All of the beam energy has to land across M1’s exposed mirror surface. It can tolerate being a little off. But some of the beam energy is outside the diameter that is intense enough to burn tape, you don’t want to waste it. This may already be capturing it all, though
So, it’s a little high. Being forward also means when the beam comes down the Y on the left (rear to front), it will be a little further to the left.
In a system done with loose tolerances, you need to look at the whole system. If it’s hitting M2 dead center as far as left-right is concerned when M2 is at either limit, then M1 is aligned but offset a bit. If you just move M1 to the front of the machine to get it centered better on M1, it will not be on center on M2 anymore and you might have to change the mounting offset of M2.
That’s if you were to move M1 to the front of the machine. If instead you just shift it to the left, that will get the beam centered on M1 without offsetting where the beam goes down the Y.
Thus aligning it first and seeing what offsets might be needed second is a sound strategy. It’s not the only strategy.
The z height being high, you actually do need the system aligned first. Because the overall XY plane of the gantry “is what it is”. If you pulled up all the gantry rails and put a shim washer under each one, sure, you could offset it upwards, but we don’t do that. The Z height of the XY plane is already determined by placement of M3 and M2. Think in reverse, it’s equally true- if the beam starts at the lens, hits the center of M3, M3 is angled to hit M2 dead center, then M2 can only be adjusted to be parallel with the Y rail as it goes back to M1. Anything else would be wrong. If it hits M1 too high, that’s the prob. Nothing about the angle of M2 or M3 affects that. Offsetting the mirror locations would, but we’re not going to do that.
This is probably not an M1 angle issue, or any mirror- the tube is off. Tube mounts usually have Z lift screws and a locking screw. Undo the lock screw and move both down, or only the one closest to the mirror lower or only the further one higher. The second two options change the angle of the beam before it hits M1. M1 can be aligned all the same to get the beam dead center on M2, it won’t care.

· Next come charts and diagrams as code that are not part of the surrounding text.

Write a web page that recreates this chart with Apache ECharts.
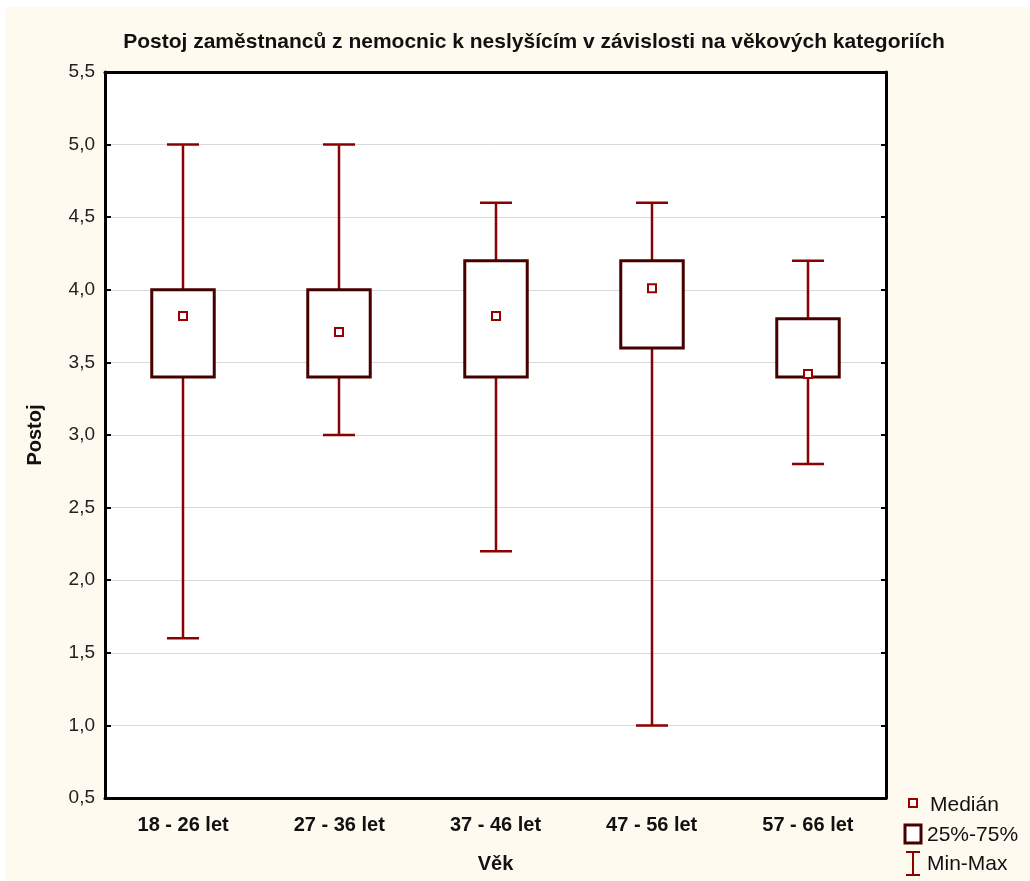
<!DOCTYPE html>
<html><head><meta charset="utf-8">
<script src="https://cdn.jsdelivr.net/npm/echarts@6/dist/echarts.min.js"></script>
<style>html,body{margin:0;padding:0;background:#fff}#c{width:1030px;height:881px}</style>
</head><body><div id="c"></div>
<script>
const categories = ['18 - 26 let', '27 - 36 let', '37 - 46 let', '47 - 56 let', '57 - 66 let'];
const minValues = [1.6, 3.0, 2.2, 1.0, 2.8];
const q1Values = [3.4, 3.4, 3.4, 3.6, 3.4];
const medianValues = [3.82, 3.71, 3.82, 4.01, 3.42];
const q3Values = [4.0, 4.0, 4.2, 4.2, 3.8];
const maxValues = [5.0, 5.0, 4.6, 4.6, 4.2];
const yTicks = [0.5, 5.5, 0.5]; // min, max, interval

const data = categories.map((c, i) => [i, minValues[i], q1Values[i], medianValues[i], q3Values[i], maxValues[i]]);

const chart = echarts.init(document.getElementById('c'), null, {renderer: 'canvas'});
const FONT = 'Liberation Sans, Arial, sans-serif';
const WHISK = '#8b0000';
const BOX = '#470000';

function renderItem(params, api) {
  const x = api.value(0);
  const pMin = api.coord([x, api.value(1)]);
  const pQ1 = api.coord([x, api.value(2)]);
  const pMed = api.coord([x, api.value(3)]);
  const pQ3 = api.coord([x, api.value(4)]);
  const pMax = api.coord([x, api.value(5)]);
  const band = api.size([1, 0])[0];
  const bw = band * 0.4;
  const cw = band * 0.205;
  const cx = Math.round(pMed[0]);
  const ls = {stroke: WHISK, lineWidth: 2.5};
  return {
    type: 'group',
    children: [
      {type: 'line', shape: {x1: cx, y1: pMax[1], x2: cx, y2: pQ3[1]}, style: ls},
      {type: 'line', shape: {x1: cx, y1: pQ1[1], x2: cx, y2: pMin[1]}, style: ls},
      {type: 'line', shape: {x1: cx - cw / 2, y1: pMax[1], x2: cx + cw / 2, y2: pMax[1]}, style: ls},
      {type: 'line', shape: {x1: cx - cw / 2, y1: pMin[1], x2: cx + cw / 2, y2: pMin[1]}, style: ls},
      {type: 'rect', shape: {x: cx - bw / 2, y: pQ3[1], width: bw, height: pQ1[1] - pQ3[1]},
        style: {fill: '#fff', stroke: BOX, lineWidth: 3}},
      {type: 'rect', shape: {x: cx - 4, y: pMed[1] - 4, width: 8, height: 8},
        style: {fill: '#fff', stroke: '#990000', lineWidth: 2}}
    ]
  };
}

const lx = 905, ly = 805;
chart.setOption({
  backgroundColor: '#fff',
  animation: false,
  title: {
    text: 'Postoj zaměstnanců z nemocnic k neslyšícím v závislosti na věkových kategoriích',
    left: 529, top: 27, textAlign: 'center',
    textStyle: {fontFamily: FONT, fontWeight: 'bold', fontSize: 21, color: '#111'}
  },
  graphic: [
    {type: 'rect', z: -10, silent: true, shape: {x: 5, y: 7, width: 1025, height: 874}, style: {fill: '#fefaef'}},
    {type: 'rect', z: -9, silent: true, shape: {x: 105, y: 72, width: 781, height: 726}, style: {fill: '#fff'}},
    {type: 'rect', shape: {x: lx + 4, y: ly - 6, width: 8, height: 8}, style: {fill: '#fff', stroke: '#990000', lineWidth: 2}},
    {type: 'text', style: {x: lx + 25, y: ly, text: 'Medián', font: '21px ' + FONT, fill: '#111', verticalAlign: 'middle'}},
    {type: 'rect', shape: {x: lx, y: ly + 20, width: 16, height: 18}, style: {fill: '#fff', stroke: BOX, lineWidth: 3}},
    {type: 'text', style: {x: lx + 22, y: ly + 30, text: '25%-75%', font: '21px ' + FONT, fill: '#111', verticalAlign: 'middle'}},
    {type: 'line', shape: {x1: lx + 8, y1: ly + 46, x2: lx + 8, y2: ly + 70}, style: {stroke: WHISK, lineWidth: 2}},
    {type: 'line', shape: {x1: lx + 1, y1: ly + 47, x2: lx + 15, y2: ly + 47}, style: {stroke: WHISK, lineWidth: 2}},
    {type: 'line', shape: {x1: lx + 1, y1: ly + 70, x2: lx + 15, y2: ly + 70}, style: {stroke: WHISK, lineWidth: 2}},
    {type: 'text', style: {x: lx + 22, y: ly + 59, text: 'Min-Max', font: '21px ' + FONT, fill: '#111', verticalAlign: 'middle'}}
  ],
  grid: {left: 105, top: 72, right: 144, bottom: 83, containLabel: false},
  xAxis: [{
    type: 'category', data: categories, position: 'bottom',
    name: 'Věk', nameLocation: 'middle', nameGap: 56,
    nameTextStyle: {fontFamily: FONT, fontWeight: 'bold', fontSize: 20, color: '#111'},
    axisLine: {lineStyle: {color: '#000', width: 3}},
    axisTick: {inside: true, length: 6, alignWithLabel: true, lineStyle: {color: '#000', width: 2}},
    axisLabel: {fontFamily: FONT, fontWeight: 'bold', fontSize: 20, color: '#111', margin: 17},
    splitLine: {show: false}
  }, {
    type: 'category', data: categories, position: 'top',
    axisLine: {lineStyle: {color: '#000', width: 3}},
    axisTick: {inside: true, length: 5, alignWithLabel: true, lineStyle: {color: '#000', width: 2}},
    axisLabel: {show: false}, splitLine: {show: false}
  }],
  yAxis: [{
    type: 'value', min: yTicks[0], max: yTicks[1], interval: yTicks[2], position: 'left',
    name: 'Postoj', nameLocation: 'middle', nameGap: 60,
    nameTextStyle: {fontFamily: FONT, fontWeight: 'bold', fontSize: 20, color: '#111'},
    axisLine: {show: true, lineStyle: {color: '#000', width: 3}},
    axisTick: {show: true, inside: true, length: 6, lineStyle: {color: '#000', width: 2}},
    axisLabel: {fontFamily: FONT, fontSize: 19, color: '#222', margin: 10,
      formatter: v => v.toFixed(1).replace('.', ',')},
    splitLine: {show: true, lineStyle: {color: '#d9d9d9', width: 1}}
  }, {
    type: 'value', min: yTicks[0], max: yTicks[1], interval: yTicks[2], position: 'right',
    axisLine: {show: true, lineStyle: {color: '#000', width: 3}},
    axisTick: {show: true, inside: true, length: 5, lineStyle: {color: '#000', width: 2}},
    axisLabel: {show: false}, splitLine: {show: false}
  }],
  series: [{
    type: 'custom', renderItem: renderItem, data: data,
    encode: {x: 0, y: [1, 2, 3, 4, 5]}, xAxisIndex: 0, yAxisIndex: 0, clip: false
  }]
});
</script></body></html>
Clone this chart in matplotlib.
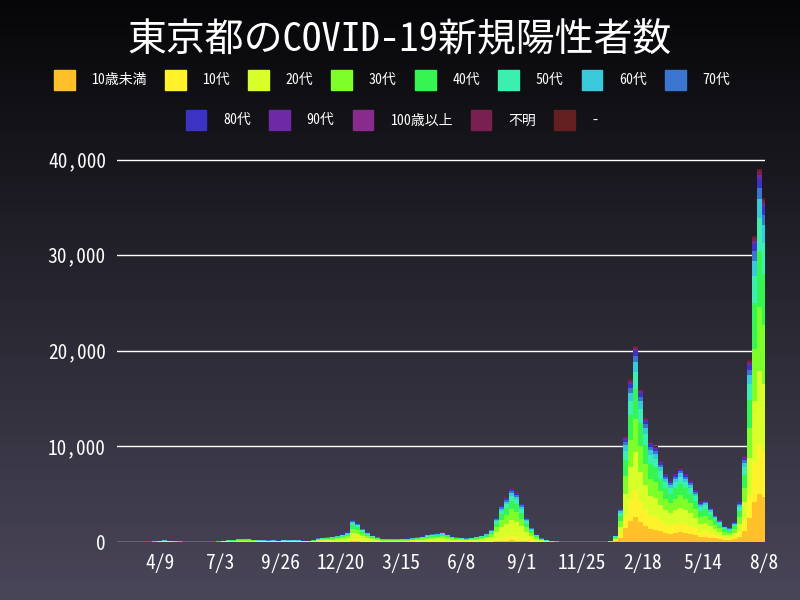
import numpy as np
import matplotlib
matplotlib.use("Agg")
import matplotlib.pyplot as plt
from matplotlib.patches import Patch
from matplotlib.colors import LinearSegmentedColormap
import datetime as dt

plt.rcParams['font.family'] = ['Noto Sans Mono CJK JP', 'Noto Sans CJK JP', 'DejaVu Sans']

groups = ['10歳未満', '10代', '20代', '30代', '40代', '50代', '60代', '70代',
          '80代', '90代', '100歳以上', '不明', '-']
colors = ['#FFC02A', '#FFF22A', '#D9FF2A', '#7FFF2A', '#36F552', '#3AEFB0', '#3AC9DB',
          '#3A75D0', '#3A33C4', '#6E2AA6', '#8A2A8C', '#7A2050', '#642020']

# age shares (%) per era
share_2020_21 = [3, 8, 30, 20, 15, 10, 5, 4, 3, 1, 0.02, 0.5, 0.0]
share_2022 = [13, 13, 20, 17, 15, 9, 5, 3, 2.5, 1, 0.05, 1, 0.5]

start = dt.date(2020, 2, 8)
# weekly (daily-level) totals starting 2020-02-08
weekly_total = [
    2, 3, 5,
    8, 10, 15, 40, 70,
    130, 180, 150, 100,
    60, 25, 10, 10, 20,
    25, 40, 45, 60,
    130, 220, 250, 300,
    350, 330, 260, 200, 180,
    170, 180, 160, 190,
    180, 200, 180, 160, 150,
    250, 400, 450, 500,
    550, 650, 800, 1000,
    2300, 2000, 1400, 1000, 700,
    500, 350, 300, 300,
    300, 320, 380, 420,
    500, 600, 750, 850,
    900, 1000, 800, 600, 500,
    450, 400, 450, 550,
    700, 900, 1300, 2500, 3800,
    4600, 5600, 5200, 4000,
    2500, 1500, 800, 400,
    200, 100, 60, 30, 25,
    20, 25, 25, 20,
    15, 15, 20, 40,
    100, 700, 3500, 11000, 17000,
    20500, 16000, 13000, 10500,
    10000, 8500, 7200, 6500,
    7200, 7800, 7200, 6500, 5500,
    4200, 4400, 3600, 2900,
    2300, 1700, 1500, 2100,
    4200, 9000, 19000, 32000, 39000,
    36000,
]
split_date = dt.date(2022, 1, 1)

tick_dates = [dt.date(2020, 4, 9), dt.date(2020, 7, 3), dt.date(2020, 9, 26),
              dt.date(2020, 12, 20), dt.date(2021, 3, 15), dt.date(2021, 6, 8),
              dt.date(2021, 9, 1), dt.date(2021, 11, 25), dt.date(2022, 2, 18),
              dt.date(2022, 5, 14), dt.date(2022, 8, 8)]

x = np.arange(len(weekly_total)) * 7
dates = [start + dt.timedelta(days=int(d)) for d in x]
tot = np.array(weekly_total, float)
shares = np.array([share_2022 if d >= split_date else share_2020_21 for d in dates], float)
shares = shares / shares.sum(axis=1, keepdims=True)
vals = shares * tot[:, None]

fig = plt.figure(figsize=(8, 6), dpi=100)
bg = fig.add_axes([0, 0, 1, 1], zorder=-10)
grad = np.linspace(0, 1, 256)[:, None]
cm = LinearSegmentedColormap.from_list('bg', ['#060608', '#4a4659'])
bg.imshow(grad, aspect='auto', cmap=cm, extent=[0, 1, 0, 1], origin='upper')
bg.axis('off')

ax = fig.add_axes([117/800, 58/600, 648/800, 392/600])
ax.set_facecolor('none')
bottom = np.zeros(len(x))
for i, g in enumerate(groups):
    ax.bar(x + 3.5, vals[:, i], width=7, bottom=bottom, color=colors[i], linewidth=0, zorder=3)
    bottom += vals[:, i]

ax.set_xticks([(d - start).days for d in tick_dates])
ax.set_xticklabels([f"{d.month}/{d.day}" for d in tick_dates], color='white', fontsize=14)
ax.set_xlim(0, (tick_dates[-1] - start).days + 2)
ax.set_ylim(0, 41000)
ax.set_yticks([0, 10000, 20000, 30000, 40000])
ax.set_yticklabels(['0', '10,000', '20,000', '30,000', '40,000'], color='white', fontsize=14)
ax.grid(axis='y', color='white', linewidth=1, zorder=1)
for s in ax.spines.values():
    s.set_visible(False)
ax.tick_params(length=0, pad=8)

fig.text(0.5, 0.932, '東京都のCOVID-19新規陽性者数', ha='center', va='center', color='white', fontsize=28)

h1 = [Patch(color=colors[i], label=groups[i]) for i in range(8)]
h2 = [Patch(color=colors[i], label=groups[i]) for i in range(8, 13)]
kw = dict(frameon=False, fontsize=10, labelcolor='white', handlelength=1.5, handleheight=1.8,
          handletextpad=1.2, columnspacing=1.3, loc='center')
fig.legend(handles=h1, ncol=8, bbox_to_anchor=(0.49, 0.867), **kw)
fig.legend(handles=h2, ncol=5, bbox_to_anchor=(0.49, 0.80), **kw)

fig.savefig('out.png', dpi=100)
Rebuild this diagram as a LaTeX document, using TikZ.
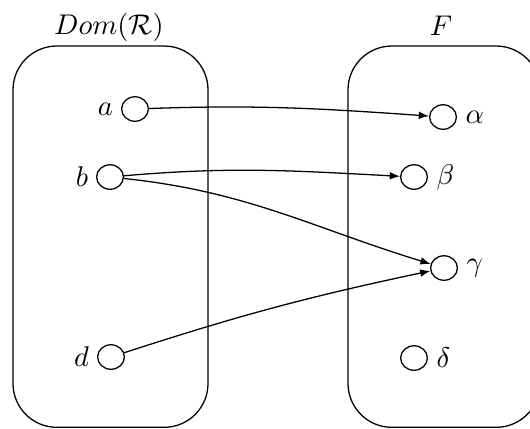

Generally speaking you want the tube “level” of course. If you find the tube isn’t level to begin with and one of those single-mount adjustments gets it centered on M1 while lessening the angle, you’d of course favor that one. “Level” can be subjective though- generally speaking we’d be defining it as equal height of the two mounts to the horizontal sheet metal they’re attached to. But that sheet metal itself may be “off”. Doesn’t matter that much which way you go, though.
Or, well, it CAN be that the tube is already coplanar with the gantry xy plane and M1 alone is simply mounted low. On some mounts the whole combiner assembly is on a rod fixed with set screws and it can be moved up and down a small amount Low can also be compensated by putting washers under the mount, but some I’d have a high threshold of evidence that the mirror’s location is the issue, but it does happen.